Com um primeiro-ministro já indigitado, Luís Montenegro, e outro ainda em exercício, António Costa, conhecemos esta semana os resultados finais das Legislativas de 10 de março: um empate técnico entre o PS e a AD (com uma vantagem de dois deputados para a AD, graças aos dois deputados do CDS) e a grande surpresa do Chega, com mais de 18% e 50 deputados, contando já com os dois deputados eleitos pelo círculo da emigração. Com o cenário político virado do avesso, não sabemos quanto tempo durará o próximo governo. Que balanço podemos fazer destes primeiros dias pós-eleições? A opinião de Alexandra Correia, Filipe Luís e Sara Belo Luís, subdiretores da VISÃO, no Olho Vivo desta semana.
Sobre o fenómeno Chega, Sara Belo Luís considera que o partido de André Ventura “vai ser um enorme desafio para a democracia”: “Pedro Nuno Santos, logo na noite eleitoral, fez muito bem em não desprezar aquele eleitorado. E, portanto, já se percebeu que o PS vai querer resgatar uma parte do eleitorado do Chega para o lado bom da democracia.”
A propósito do simbolismo dos 50 deputados do Chega no ano em que se comemoram os 50 anos do 25 de Abril, Filipe Luís acha que “a eleição de 50 deputados do Chega demonstra a superioridade moral da democracia e, de uma certa forma, é também uma vitória do 25 de Abril sobre o Chega e sobre muitos destes novos deputados eleitos. Porque nunca um regime como o que defendem muitos deles permitiria uma coisa destas. O que dá razão ao aforismo de Churchill: ‘A democracia é o pior dos sistemas, à exceção de todos os outros.’”
Na opinião de Filipe Luís, “a votação no Chega já não é só protesto, é também esperança”. “As pessoas acham que o Chega pode trazer mudança… Mas este voto já apareceu noutros momentos: em 1985, com o PRD, que também trazia um discurso moralista, para ‘limpar’ a política, já tinha estado com a candidatura de Fernando Nobre, e também com a proposta populista de Marinho Pinto.
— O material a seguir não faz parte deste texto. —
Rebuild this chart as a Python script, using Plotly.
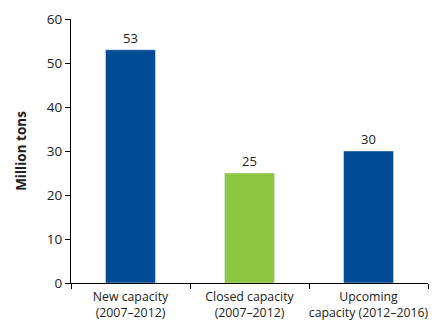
import plotly.graph_objects as go

categories = ["New capacity<br>(2007–2012)", "Closed capacity<br>(2007–2012)", "Upcoming<br>capacity (2012–2016)"]
values = [53, 25, 30]
colors = ["#004B93", "#8DC63F", "#004B93"]

fig = go.Figure(go.Bar(
    x=categories, y=values, marker_color=colors, width=0.42,
    text=[str(v) for v in values], textposition="outside",
    textfont=dict(size=13, color="#222"), cliponaxis=False,
))
fig.update_layout(
    width=445, height=326, margin=dict(l=71, r=17, t=19, b=43),
    plot_bgcolor="white", paper_bgcolor="white",
    font=dict(family="Open Sans", size=12, color="#222"),
    showlegend=False, bargap=0.58,
)
fig.update_xaxes(showline=True, linecolor="black", linewidth=1, ticks="outside",
                 tickson="boundaries", ticklen=5, tickcolor="black",
                 tickangle=0, automargin=False, tickfont=dict(size=12.3),
                 ticklabelstandoff=2)
fig.update_yaxes(range=[0, 60], dtick=10, showline=True, linecolor="black", linewidth=1,
                 ticks="outside", ticklen=5, tickcolor="black", showgrid=False,
                 zeroline=False, tickfont=dict(size=13.5), automargin=False,
                 title=dict(text="<b>Million tons</b>", font=dict(size=13.5), standoff=17))
fig.write_html("out.html")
E, até, em muito do voto antissistema concentrado na primeira candidatura de Manuel Alegre contra Cavaco e Soares…”, recorda o subdiretor da VISÃO.
Sobre o governo de Luís Montenegro, que deverá ser conhecido no próximo dia 28, Sara Belo Luís é da opinião que “pode durar mais do que aquilo que à partida se esperava”: “Desde logo porque ninguém está interessado em novas eleições… Mesmo o Chega, que poderia ser o principal beneficiado, no sentido que podia continuar a angariar votos de descontentes, tenho dúvidas. Com 50 deputados, André Ventura vai ter muito trabalho, vai ter que organizar o grupo parlamentar, precisa de arranjar uma estrutura. Com 50 deputados, o Chega passou para outro patamar, de trabalho, de responsabilidade, de forma de fazer política.”
Para Alexandra Correia, “Luís Montenegro vai governar na passerelle. Porque tem um governo frágil, não se sabe quanto tempo vai durar e vai pensar nas eleições e nos votos. Vai satisfazer os pedidos das classes profissionais – professores, oficiais de justiça, polícias, profissionais de saúde – e, para isso, vai contar cm o apoio de Pedro Nuno Santos, como o próprio já indicou.”
Acrescenta ainda Sara Belo Luís: “É verdade que existe um excedente orçamental que vai permitir melhorar as condições de vida de alguns profissionais, mas essa almofada financeira não é ilimitada e, por outro lado, o contexto é muito adverso…” “Parece-me até um pouco irresponsável (e aqui a responsabilidade é não só da AD como também do PS, que já tornou claro que apoiará alguns desses aumentos). Satisfazer reivindicações de forma desbragada, como se não houvesse amanhã, como se os tempos não fossem incertos, como se o dinheiro fosse ilimitado… E até criando uma ideia no tecido social das inúmeras corporações de que, se fizerem muito barulho, muita desestabilização, depositarem muita lenha no incêndio, vão conseguir satisfazer as suas reivindicações. Os governos ficam reféns dessa contestação social”, argumenta. E Filipe Luís remata: “A chantagem do populismo funciona. O populismo é contagioso. Na campanha eleitoral, perante a pressão populista, todos prometeram a Lua. E essa pressão vai acentuar-se. Temo que Luís Montenegro não resista a ceder à tentação de satisfazer reivindicações e exigências da rua irrealistas, e rezar para que corra bem.”